Motivational interviewing is, by definition, arranging conversations so that people talk themselves into change based on their own values and beliefs. The key words in this MI description are “arranging conversations.” As interviewers, we arrange conversations by asking open-ended or powerful (full of impact) questions and then listening intently for what our interviewee says and how they speak (voice inflection, hand gestures, facial expressions etc). We propose that the most fundamental question we can ask in every interview is some variation of, “what’s important about _________ ?” where the blank is whatever the interviewee has identified as their focus. The question is the most basic, elegant, and power-full way to get at client values just because you are trying to get them to talk about importance = value. The beauty of the question, if genuinely asked, is that it can be repeated in a chain of questions that keep drilling down on your client’s values and beliefs. The following video provides a brief example of using repeated what’s important questions to determine values behind a desired behaviour change:
What-style questions can be layered to enable clients verbally to walk around themselves in service of ferreting out their value/s attached to a desired behaviour change:
What, as a question-starter, opens up a conversation and lets people ‘see’ inside themselves out loud. ‘What’ is an invitation whereas why and how challenge people, perhaps encouraging them to justify or analyze themselves. We as a society have literally been schooled to use the question why in an institutional, educational system that enshrines the scientific method and with good reason when we want valid evidence re the efficacy of a new drug, for example. However, when it comes to human behaviour change, it might be that ‘what’ serves people much more than why. Why is convergent, it narrows focus; what is divergent, it has the potential to expand our focus. Almost any ‘why’ question can be turned into, ‘in what way’ as a bridge to becoming accustomed to using what-questions in an effective manner. Consider these what-questions and their potential impact on clients (in no order of use, each question is of singular value, depending upon interviewee responses):
What is important in your life?
What’s most important in your life right now?
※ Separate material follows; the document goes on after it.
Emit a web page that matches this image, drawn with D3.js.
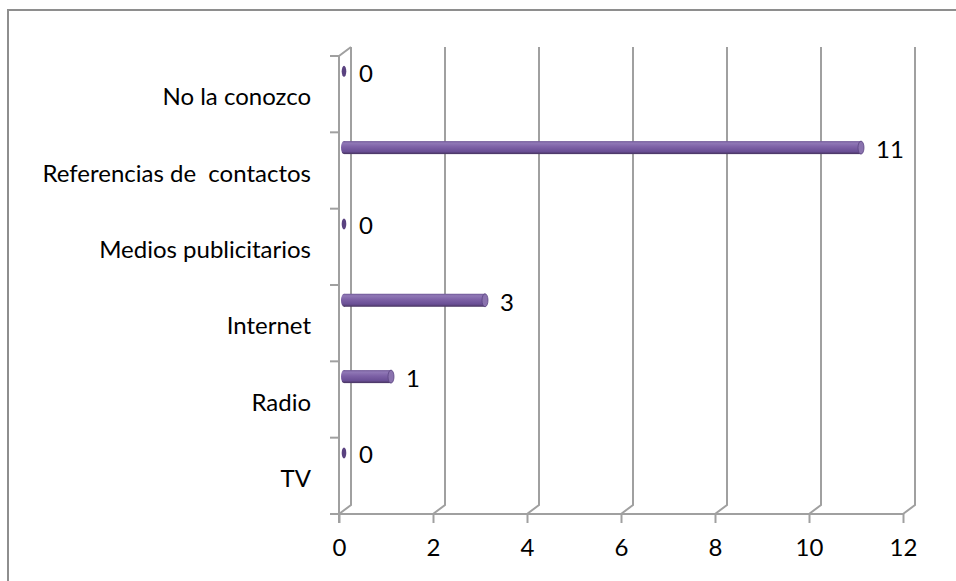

What assumption/s are you making?
What do you need?
What do you want?
What encourages or inspires you?
What motivates you?
What are you willing to change?
What will help you prepare to change?
What would being ready for this change look like?
What’s possible from here?
What would your life be like if you were to make this change?
What would have happened if our convesation ended up invaluable to you today?
Each of these what-questions can be followed up with ‘what’s important about____________?’ What then, in our view, is the most fundamental, potent question-starter we can use in motivational interviewing. What takes us to possibility/ies, windows into and perhaps levers for change talk. Well used, it is the most “open” of open-ended questions proscribed in the MI O-A-R-S + advising (using Elicit~Provide~Elicit) skill set. What’s important? What’s important!
“Would you tell me, please, which way I ought to go from here?”
“That depends a good deal on where you want to get to.”
“I don’t much care where –”
“Then it doesn’t matter which way you go.”